▶ EXERCISE DIRECTIONS: Write the data below out exactly as it stands. Do not include the pictures.

▶ GIVEN DATA:
* * * * * * * * *

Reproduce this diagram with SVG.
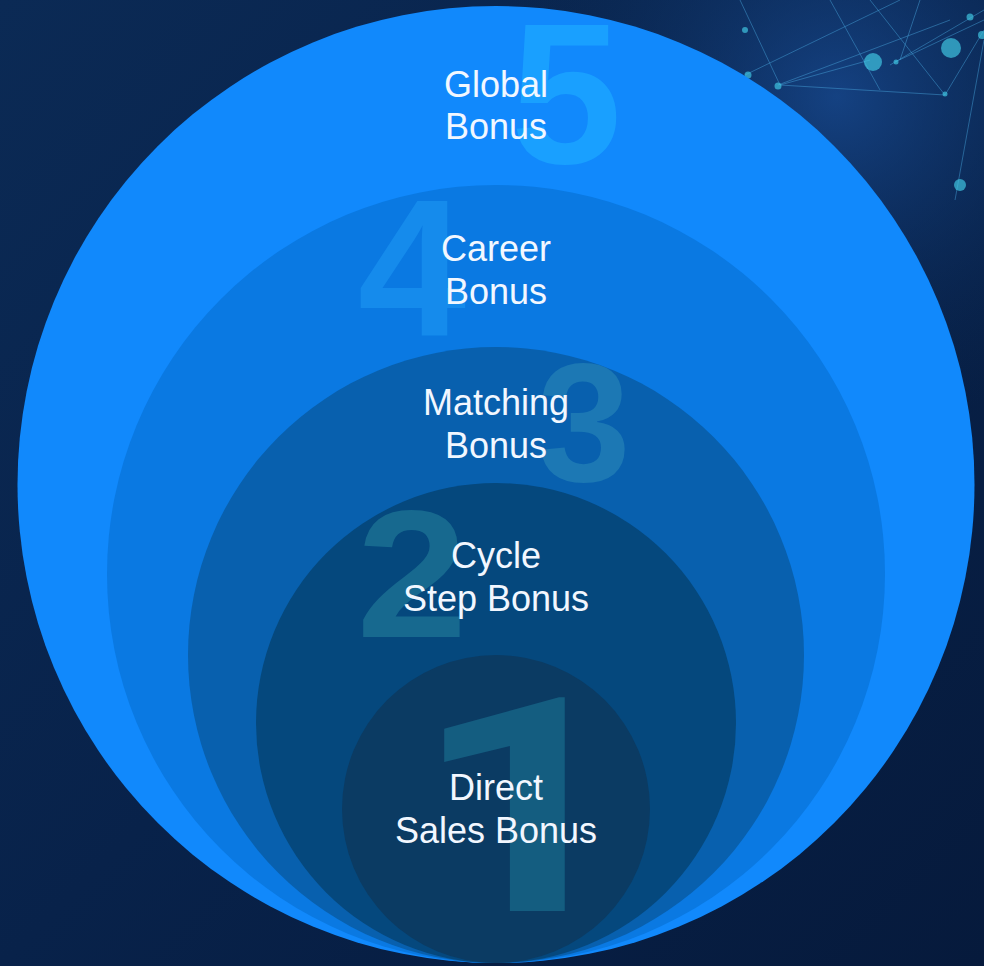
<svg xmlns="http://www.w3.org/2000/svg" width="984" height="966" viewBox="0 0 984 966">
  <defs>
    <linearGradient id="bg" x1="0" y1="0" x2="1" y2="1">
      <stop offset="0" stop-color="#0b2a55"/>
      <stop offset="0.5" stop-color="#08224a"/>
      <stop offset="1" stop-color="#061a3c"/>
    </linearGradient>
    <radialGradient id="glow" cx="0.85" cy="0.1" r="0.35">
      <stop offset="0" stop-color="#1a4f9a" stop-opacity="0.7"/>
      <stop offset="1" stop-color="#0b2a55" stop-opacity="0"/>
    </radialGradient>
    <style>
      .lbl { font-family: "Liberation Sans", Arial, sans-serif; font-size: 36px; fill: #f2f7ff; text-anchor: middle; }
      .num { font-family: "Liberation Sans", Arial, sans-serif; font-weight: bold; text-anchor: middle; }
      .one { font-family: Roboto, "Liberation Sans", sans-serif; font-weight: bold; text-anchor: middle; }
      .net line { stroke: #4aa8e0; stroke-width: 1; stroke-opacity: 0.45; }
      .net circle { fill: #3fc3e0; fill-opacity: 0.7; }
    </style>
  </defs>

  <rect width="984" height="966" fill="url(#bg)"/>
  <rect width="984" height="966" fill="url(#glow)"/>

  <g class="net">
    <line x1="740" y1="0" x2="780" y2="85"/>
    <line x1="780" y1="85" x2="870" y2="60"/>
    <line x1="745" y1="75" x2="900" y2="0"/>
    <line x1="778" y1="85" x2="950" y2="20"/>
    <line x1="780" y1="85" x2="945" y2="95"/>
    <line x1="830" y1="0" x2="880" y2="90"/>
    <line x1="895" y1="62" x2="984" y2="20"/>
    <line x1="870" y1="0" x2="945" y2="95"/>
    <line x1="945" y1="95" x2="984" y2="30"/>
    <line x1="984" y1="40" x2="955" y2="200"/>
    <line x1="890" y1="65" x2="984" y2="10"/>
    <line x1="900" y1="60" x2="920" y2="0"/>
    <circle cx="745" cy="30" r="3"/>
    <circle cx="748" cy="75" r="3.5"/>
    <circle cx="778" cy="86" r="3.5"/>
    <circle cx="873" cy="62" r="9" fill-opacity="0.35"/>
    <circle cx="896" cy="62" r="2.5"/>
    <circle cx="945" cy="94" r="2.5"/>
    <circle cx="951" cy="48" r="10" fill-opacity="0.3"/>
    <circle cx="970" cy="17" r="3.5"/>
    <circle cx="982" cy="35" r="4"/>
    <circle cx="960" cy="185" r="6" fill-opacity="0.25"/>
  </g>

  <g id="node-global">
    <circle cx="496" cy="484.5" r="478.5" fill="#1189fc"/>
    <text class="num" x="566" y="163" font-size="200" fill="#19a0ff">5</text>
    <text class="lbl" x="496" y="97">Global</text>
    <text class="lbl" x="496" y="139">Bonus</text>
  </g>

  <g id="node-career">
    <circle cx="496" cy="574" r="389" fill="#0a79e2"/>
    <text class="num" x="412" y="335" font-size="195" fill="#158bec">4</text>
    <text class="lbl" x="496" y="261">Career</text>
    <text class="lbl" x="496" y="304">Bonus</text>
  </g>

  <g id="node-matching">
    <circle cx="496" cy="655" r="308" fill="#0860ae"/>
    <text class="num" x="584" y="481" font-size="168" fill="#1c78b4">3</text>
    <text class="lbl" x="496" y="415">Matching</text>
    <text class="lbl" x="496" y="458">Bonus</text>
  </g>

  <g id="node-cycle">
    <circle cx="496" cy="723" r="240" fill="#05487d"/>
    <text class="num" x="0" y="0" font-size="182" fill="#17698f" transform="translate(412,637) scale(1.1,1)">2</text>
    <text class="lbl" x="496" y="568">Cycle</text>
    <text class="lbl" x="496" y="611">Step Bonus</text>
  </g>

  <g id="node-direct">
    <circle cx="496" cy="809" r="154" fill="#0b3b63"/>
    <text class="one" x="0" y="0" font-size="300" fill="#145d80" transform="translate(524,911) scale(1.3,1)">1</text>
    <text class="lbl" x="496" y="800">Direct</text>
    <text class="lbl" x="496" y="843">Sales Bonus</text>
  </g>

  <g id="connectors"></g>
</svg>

* * * * * * * * *

▶ SOLUTION TO THIS EXERCISE:
Reproduce this diagram with SVG.
<svg xmlns="http://www.w3.org/2000/svg" width="984" height="966" viewBox="0 0 984 966">
  <defs>
    <linearGradient id="bg" x1="0" y1="0" x2="1" y2="1">
      <stop offset="0" stop-color="#0b2a55"/>
      <stop offset="0.5" stop-color="#08224a"/>
      <stop offset="1" stop-color="#061a3c"/>
    </linearGradient>
    <radialGradient id="glow" cx="0.85" cy="0.1" r="0.35">
      <stop offset="0" stop-color="#1a4f9a" stop-opacity="0.7"/>
      <stop offset="1" stop-color="#0b2a55" stop-opacity="0"/>
    </radialGradient>
    <style>
      .lbl { font-family: "Liberation Sans", Arial, sans-serif; font-size: 36px; fill: #f2f7ff; text-anchor: middle; }
      .num { font-family: "Liberation Sans", Arial, sans-serif; font-weight: bold; text-anchor: middle; }
      .one { font-family: Roboto, "Liberation Sans", sans-serif; font-weight: bold; text-anchor: middle; }
      .net line { stroke: #4aa8e0; stroke-width: 1; stroke-opacity: 0.45; }
      .net circle { fill: #3fc3e0; fill-opacity: 0.7; }
    </style>
  </defs>

  <rect width="984" height="966" fill="url(#bg)"/>
  <rect width="984" height="966" fill="url(#glow)"/>

  <g class="net">
    <line x1="740" y1="0" x2="780" y2="85"/>
    <line x1="780" y1="85" x2="870" y2="60"/>
    <line x1="745" y1="75" x2="900" y2="0"/>
    <line x1="778" y1="85" x2="950" y2="20"/>
    <line x1="780" y1="85" x2="945" y2="95"/>
    <line x1="830" y1="0" x2="880" y2="90"/>
    <line x1="895" y1="62" x2="984" y2="20"/>
    <line x1="870" y1="0" x2="945" y2="95"/>
    <line x1="945" y1="95" x2="984" y2="30"/>
    <line x1="984" y1="40" x2="955" y2="200"/>
    <line x1="890" y1="65" x2="984" y2="10"/>
    <line x1="900" y1="60" x2="920" y2="0"/>
    <circle cx="745" cy="30" r="3"/>
    <circle cx="748" cy="75" r="3.5"/>
    <circle cx="778" cy="86" r="3.5"/>
    <circle cx="873" cy="62" r="9" fill-opacity="0.35"/>
    <circle cx="896" cy="62" r="2.5"/>
    <circle cx="945" cy="94" r="2.5"/>
    <circle cx="951" cy="48" r="10" fill-opacity="0.3"/>
    <circle cx="970" cy="17" r="3.5"/>
    <circle cx="982" cy="35" r="4"/>
    <circle cx="960" cy="185" r="6" fill-opacity="0.25"/>
  </g>

  <g id="node-global">
    <circle cx="496" cy="484.5" r="478.5" fill="#1189fc"/>
    <text class="num" x="566" y="163" font-size="200" fill="#19a0ff">5</text>
    <text class="lbl" x="496" y="97">Global</text>
    <text class="lbl" x="496" y="139">Bonus</text>
  </g>

  <g id="node-career">
    <circle cx="496" cy="574" r="389" fill="#0a79e2"/>
    <text class="num" x="412" y="335" font-size="195" fill="#158bec">4</text>
    <text class="lbl" x="496" y="261">Career</text>
    <text class="lbl" x="496" y="304">Bonus</text>
  </g>

  <g id="node-matching">
    <circle cx="496" cy="655" r="308" fill="#0860ae"/>
    <text class="num" x="584" y="481" font-size="168" fill="#1c78b4">3</text>
    <text class="lbl" x="496" y="415">Matching</text>
    <text class="lbl" x="496" y="458">Bonus</text>
  </g>

  <g id="node-cycle">
    <circle cx="496" cy="723" r="240" fill="#05487d"/>
    <text class="num" x="0" y="0" font-size="182" fill="#17698f" transform="translate(412,637) scale(1.1,1)">2</text>
    <text class="lbl" x="496" y="568">Cycle</text>
    <text class="lbl" x="496" y="611">Step Bonus</text>
  </g>

  <g id="node-direct">
    <circle cx="496" cy="809" r="154" fill="#0b3b63"/>
    <text class="one" x="0" y="0" font-size="300" fill="#145d80" transform="translate(524,911) scale(1.3,1)">1</text>
    <text class="lbl" x="496" y="800">Direct</text>
    <text class="lbl" x="496" y="843">Sales Bonus</text>
  </g>

  <g id="connectors"></g>
</svg>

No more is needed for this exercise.